(Dataset extract)
******************************

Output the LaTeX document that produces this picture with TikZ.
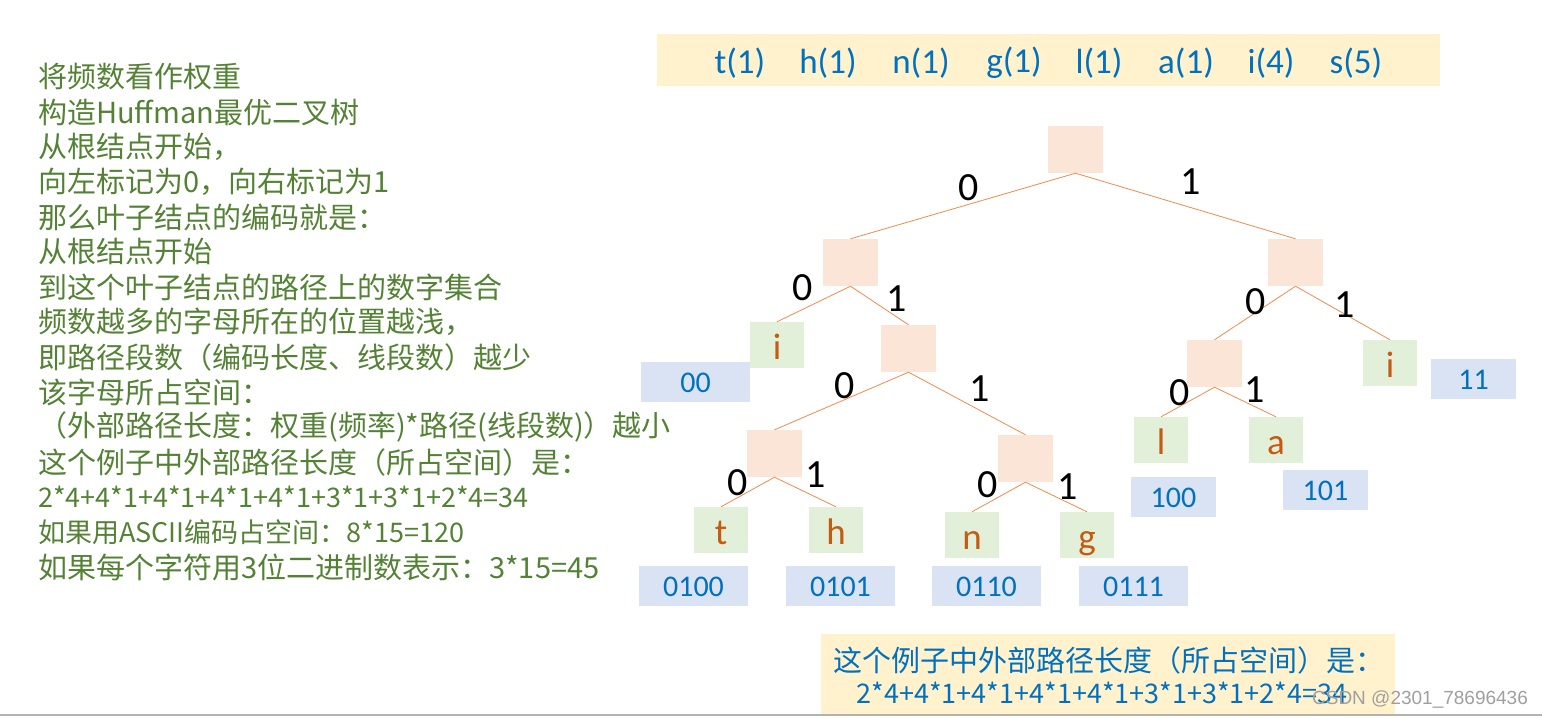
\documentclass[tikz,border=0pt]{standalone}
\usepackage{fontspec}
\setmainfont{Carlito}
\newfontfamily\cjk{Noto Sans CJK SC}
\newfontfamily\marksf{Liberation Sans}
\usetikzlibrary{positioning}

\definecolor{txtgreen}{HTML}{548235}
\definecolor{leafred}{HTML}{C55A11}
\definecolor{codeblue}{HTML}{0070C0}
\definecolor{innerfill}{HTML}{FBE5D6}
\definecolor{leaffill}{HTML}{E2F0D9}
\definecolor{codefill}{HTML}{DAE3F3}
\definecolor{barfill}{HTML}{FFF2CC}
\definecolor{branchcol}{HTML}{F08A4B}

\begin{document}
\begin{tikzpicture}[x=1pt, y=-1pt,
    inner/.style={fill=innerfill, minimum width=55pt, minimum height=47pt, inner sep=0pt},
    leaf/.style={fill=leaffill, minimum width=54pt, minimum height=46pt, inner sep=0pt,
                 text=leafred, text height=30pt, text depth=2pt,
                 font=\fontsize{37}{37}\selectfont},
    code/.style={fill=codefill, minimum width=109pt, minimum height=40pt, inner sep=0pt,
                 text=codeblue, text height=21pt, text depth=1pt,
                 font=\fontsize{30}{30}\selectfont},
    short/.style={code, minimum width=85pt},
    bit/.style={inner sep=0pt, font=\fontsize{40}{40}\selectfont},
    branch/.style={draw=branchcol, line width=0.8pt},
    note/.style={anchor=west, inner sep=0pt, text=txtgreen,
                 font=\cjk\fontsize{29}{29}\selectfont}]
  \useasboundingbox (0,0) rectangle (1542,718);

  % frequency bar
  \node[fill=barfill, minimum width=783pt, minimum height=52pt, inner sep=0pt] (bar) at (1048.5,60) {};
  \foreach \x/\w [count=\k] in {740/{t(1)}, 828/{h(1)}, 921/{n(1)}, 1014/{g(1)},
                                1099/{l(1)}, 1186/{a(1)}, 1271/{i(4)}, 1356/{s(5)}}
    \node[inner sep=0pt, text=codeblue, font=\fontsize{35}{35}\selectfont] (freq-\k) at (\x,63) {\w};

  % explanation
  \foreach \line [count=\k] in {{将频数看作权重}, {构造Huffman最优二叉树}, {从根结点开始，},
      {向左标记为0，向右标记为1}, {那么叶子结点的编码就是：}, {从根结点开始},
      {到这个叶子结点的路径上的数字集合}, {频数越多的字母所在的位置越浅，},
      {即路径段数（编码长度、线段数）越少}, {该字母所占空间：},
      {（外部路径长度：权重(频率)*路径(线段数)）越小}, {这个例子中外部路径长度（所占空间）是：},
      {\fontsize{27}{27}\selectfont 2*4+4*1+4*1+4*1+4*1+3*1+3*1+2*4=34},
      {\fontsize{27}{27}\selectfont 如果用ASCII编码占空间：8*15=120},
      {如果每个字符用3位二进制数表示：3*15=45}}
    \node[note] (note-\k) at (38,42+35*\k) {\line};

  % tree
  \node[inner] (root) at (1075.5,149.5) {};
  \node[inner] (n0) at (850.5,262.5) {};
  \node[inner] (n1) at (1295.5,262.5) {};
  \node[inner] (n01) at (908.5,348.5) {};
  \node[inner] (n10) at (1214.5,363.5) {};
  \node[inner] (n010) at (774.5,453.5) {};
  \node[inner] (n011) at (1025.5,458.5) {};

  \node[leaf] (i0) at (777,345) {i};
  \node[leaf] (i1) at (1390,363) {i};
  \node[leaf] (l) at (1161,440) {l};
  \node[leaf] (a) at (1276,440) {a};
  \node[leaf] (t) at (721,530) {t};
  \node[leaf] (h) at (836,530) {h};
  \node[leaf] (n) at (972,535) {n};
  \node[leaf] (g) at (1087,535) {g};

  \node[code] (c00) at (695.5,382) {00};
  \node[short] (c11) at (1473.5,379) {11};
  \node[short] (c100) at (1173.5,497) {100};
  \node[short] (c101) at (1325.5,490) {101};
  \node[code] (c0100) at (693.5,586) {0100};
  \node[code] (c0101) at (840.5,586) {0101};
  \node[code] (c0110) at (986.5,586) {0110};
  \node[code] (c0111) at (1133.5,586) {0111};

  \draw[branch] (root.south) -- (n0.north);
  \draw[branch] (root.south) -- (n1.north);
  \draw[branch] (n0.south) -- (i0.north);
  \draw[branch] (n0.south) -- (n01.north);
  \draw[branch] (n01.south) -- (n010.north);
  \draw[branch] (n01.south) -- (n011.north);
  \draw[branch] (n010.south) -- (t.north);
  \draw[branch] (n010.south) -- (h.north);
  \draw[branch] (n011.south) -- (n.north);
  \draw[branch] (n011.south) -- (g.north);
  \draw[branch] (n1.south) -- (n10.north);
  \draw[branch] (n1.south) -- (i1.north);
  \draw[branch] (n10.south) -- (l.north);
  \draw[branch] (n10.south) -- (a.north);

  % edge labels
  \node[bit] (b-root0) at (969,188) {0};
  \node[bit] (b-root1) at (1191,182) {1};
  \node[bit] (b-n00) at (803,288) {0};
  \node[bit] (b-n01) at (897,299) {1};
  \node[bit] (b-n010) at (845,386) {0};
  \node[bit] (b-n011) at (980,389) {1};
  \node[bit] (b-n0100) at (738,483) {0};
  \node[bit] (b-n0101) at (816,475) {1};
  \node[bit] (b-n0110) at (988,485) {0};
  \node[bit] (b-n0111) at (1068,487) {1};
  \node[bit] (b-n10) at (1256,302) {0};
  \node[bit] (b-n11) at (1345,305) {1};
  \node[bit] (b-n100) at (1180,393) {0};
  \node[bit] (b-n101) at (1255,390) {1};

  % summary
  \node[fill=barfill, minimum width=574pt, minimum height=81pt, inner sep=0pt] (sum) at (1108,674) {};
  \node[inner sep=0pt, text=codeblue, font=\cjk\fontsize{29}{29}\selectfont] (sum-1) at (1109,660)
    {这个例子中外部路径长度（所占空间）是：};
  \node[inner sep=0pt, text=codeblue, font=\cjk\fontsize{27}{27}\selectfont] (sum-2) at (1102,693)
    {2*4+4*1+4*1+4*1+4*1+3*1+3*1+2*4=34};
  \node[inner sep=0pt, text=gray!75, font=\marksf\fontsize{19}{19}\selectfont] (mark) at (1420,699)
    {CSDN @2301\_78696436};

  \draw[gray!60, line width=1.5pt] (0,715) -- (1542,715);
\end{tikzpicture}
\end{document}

******************************

(What you have to do) Extract the lines exactly, please: the first line of the listing, the line with "(note-\k) at (38,42+35*\k)", and every line between them, but no pictures.

(Final result)
Output the LaTeX document that produces this picture with TikZ.
\documentclass[tikz,border=0pt]{standalone}
\usepackage{fontspec}
\setmainfont{Carlito}
\newfontfamily\cjk{Noto Sans CJK SC}
\newfontfamily\marksf{Liberation Sans}
\usetikzlibrary{positioning}

\definecolor{txtgreen}{HTML}{548235}
\definecolor{leafred}{HTML}{C55A11}
\definecolor{codeblue}{HTML}{0070C0}
\definecolor{innerfill}{HTML}{FBE5D6}
\definecolor{leaffill}{HTML}{E2F0D9}
\definecolor{codefill}{HTML}{DAE3F3}
\definecolor{barfill}{HTML}{FFF2CC}
\definecolor{branchcol}{HTML}{F08A4B}

\begin{document}
\begin{tikzpicture}[x=1pt, y=-1pt,
    inner/.style={fill=innerfill, minimum width=55pt, minimum height=47pt, inner sep=0pt},
    leaf/.style={fill=leaffill, minimum width=54pt, minimum height=46pt, inner sep=0pt,
                 text=leafred, text height=30pt, text depth=2pt,
                 font=\fontsize{37}{37}\selectfont},
    code/.style={fill=codefill, minimum width=109pt, minimum height=40pt, inner sep=0pt,
                 text=codeblue, text height=21pt, text depth=1pt,
                 font=\fontsize{30}{30}\selectfont},
    short/.style={code, minimum width=85pt},
    bit/.style={inner sep=0pt, font=\fontsize{40}{40}\selectfont},
    branch/.style={draw=branchcol, line width=0.8pt},
    note/.style={anchor=west, inner sep=0pt, text=txtgreen,
                 font=\cjk\fontsize{29}{29}\selectfont}]
  \useasboundingbox (0,0) rectangle (1542,718);

  % frequency bar
  \node[fill=barfill, minimum width=783pt, minimum height=52pt, inner sep=0pt] (bar) at (1048.5,60) {};
  \foreach \x/\w [count=\k] in {740/{t(1)}, 828/{h(1)}, 921/{n(1)}, 1014/{g(1)},
                                1099/{l(1)}, 1186/{a(1)}, 1271/{i(4)}, 1356/{s(5)}}
    \node[inner sep=0pt, text=codeblue, font=\fontsize{35}{35}\selectfont] (freq-\k) at (\x,63) {\w};

  % explanation
  \foreach \line [count=\k] in {{将频数看作权重}, {构造Huffman最优二叉树}, {从根结点开始，},
      {向左标记为0，向右标记为1}, {那么叶子结点的编码就是：}, {从根结点开始},
      {到这个叶子结点的路径上的数字集合}, {频数越多的字母所在的位置越浅，},
      {即路径段数（编码长度、线段数）越少}, {该字母所占空间：},
      {（外部路径长度：权重(频率)*路径(线段数)）越小}, {这个例子中外部路径长度（所占空间）是：},
      {\fontsize{27}{27}\selectfont 2*4+4*1+4*1+4*1+4*1+3*1+3*1+2*4=34},
      {\fontsize{27}{27}\selectfont 如果用ASCII编码占空间：8*15=120},
      {如果每个字符用3位二进制数表示：3*15=45}}
    \node[note] (note-\k) at (38,42+35*\k) {\line};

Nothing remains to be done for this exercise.